Да, говорил, как и Уайльд. В прямом смысле Киплинг, в отличие от своего блистательного современника-острослова, почти никогда не говорил с читателями, однако он, как и Оскар, сохранял разговорность в самом стиле. Только совсем иную разговорность, не для ушей тех, кто восхищался афоризмами Уайльда. Тут казарменная ругань, бюрократический жаргон, действительно вульгарная болтовня колониального «света», и в то же время чувствуется жесткая литературная рука, вгоняющая в послушный слог весь этот неприбранный, грубо звучащий и плохо пахнущий материал. Потомок эстетов, грезивших о стерильной чистоте средневековых линий! Они рисовали каких-то непорочных дев и старались передать в поэтической строке пение ветра, а у него в стихах (!) сквернословили солдаты, в рассказах свистел пар из четырехтактного двигателя. Впрочем, в стихах тоже мог быть пар, мог быть целый паровой котел, типографский станок, молотилка, барабан — вообще все, что угодно. «Магия! Это была форменная магия», — вспоминал позднее читатель-ветеран свои ранние впечатления от Киплинга. «Литература! Вот она Литература!» — торжествовал еще в то время один опытный редактор, через руки которого прошло немало молодых дарований с большим будущим. Как обычный читатель, так и литературный эксперт, оба почувствовали в книгах Киплинга чисто писательское умение справляться с любым жизненным материалом. Теперь, когда многие киплингианские чары развеяны временем, видно, насколько не широки были границы, ему подвластные, но тем отчетливее видно, что — было, была эта «магия» или умение заставить говорить пантеру и раскрыть «душу» корабля.

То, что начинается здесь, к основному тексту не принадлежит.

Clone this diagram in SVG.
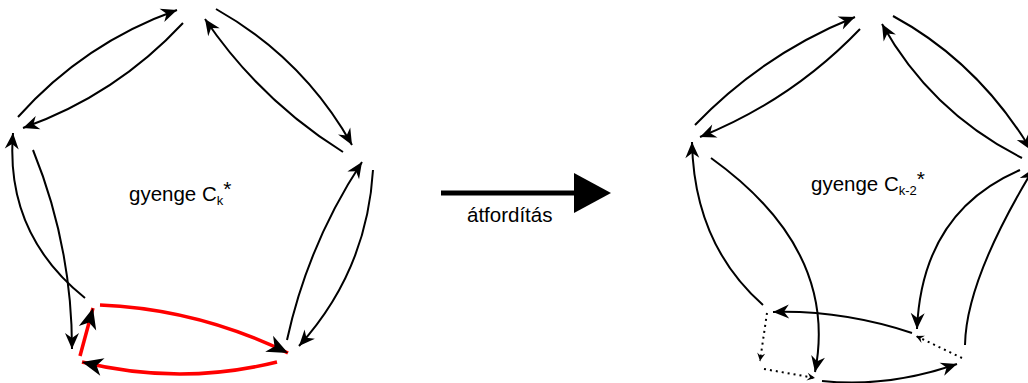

Отчетливый, хотя и не всегда приятный, привкус правды, которую хотел донести до своих читателей Киплинг, содержал столь же последовательно вносимую «приправу» — социально-политическую тенденцию. Каждый слон говорил у Киплинга о том, о чем нужно было ему, Киплингу. Считается, что талант Киплинга возобладал над тенденцией. Нет, талант проявился именно в той степени, насколько удалось Киплингу провести сквозь все преграды свою идею, в самом деле свою, отличавшую его от прочих бардов и политических доктринеров, взывавших общим хором «Правь, Британия, морями!». Не был Киплинг настолько наивен, чтобы не видеть, какими в самом деле изображает он «слуг» и «детей» Империи. Не он ли вместо «края чудес», куда заманивали «приключениями» и «сокровищами», рисовал колонии с их лихорадками, тоской одиночества, убийственной жарой. Насмотрелся он трусости и тупости «цивилизаторов», пока рос и работал в Индии! В том-то и суть, что на какую-либо безликую «машину» и тенденцию Киплинг надежд не возлагал. У него каждый кочегар — это человек, понимающий в своем деле толк, хотя, конечно, были такие проблемные рубежи, дальше которых Киплинг не хотел идти, были вопросы, на которые в ответ он выпячивал челюсть и — только. Но даже искушенные ценители, вроде Уайльда, поначалу не вполне поняли его, когда находили, что, «к сожалению», он при всем таланте «вульгарен» или «груб». Не «к сожалению», а во имя сознательно преследуемой задачи стремился он проверить читателей на своего рода выносливость. «От англичан индусского происхождения к туземцам, от туземцев к бравым английским солдатам, от бравых английских Томми — к четвероногим, от четвероногих к рыбам, от рыб к паровым машинам и болтам», — критик, читая Киплинга, говорил это хронически, а Киплинг всерьез и всеми силами стремился создать впечатление, что готов спуститься в любой «забой», взять в руки всякий болт и писать о каких угодно «Томми» ради разговора начистоту.
«Нынешние декаденты, — записывал в дневнике 90-х годов Толстой, — говорят, что для поэзии нужны крайности добра и крайности зла. Что без этого нет поэзии. Что стремление к одному добру уничтожает контрасты и поэтому поэзию. Напрасно они беспокоятся. Зло так сильно — это весь фон, — что оно всегда тут для контраста. Если же признать его, то оно все затянет, будет одно зло, и не будет контраста. Даже и зла не будет — будет ничего. Для того чтобы был контраст и чтобы было зло, надо всеми силами стремиться к добру».
Точку зрения «зла», сознательно и сочувственно вводимую, можно найти у Оскара Уайльда, причем это не просто заигрывание с «пантерами», в котором он будет каяться на страницах своей тюремной исповеди. По той же исповеди можно судить, насколько все было глубже экспериментально-демонстративного риска. По-своему замечательную, классическую картину взаимомучительства дает исповедь. Как воплощение зла прежде всего обрисован, конечно, «дорогой Бози». Но ведь автор исповеди не только отвечал когда-то, он по-прежнему, хотя бы из-за решетки, старался ответить другу-недругу тем же. Среди его реплик в сторону, которые так высоко оценил Шоу, одна в этом смысле особенно выразительна. Вспоминая унизительные оскорбления, которые наносил ему Бози, узник № 33 со своей стороны не упрекает его в безнравственности или бесчеловечии. Он говорит о «бедности воображения» своего мучителя! Он держится все той же «эстетической» точки зрения на «добро» и «зло».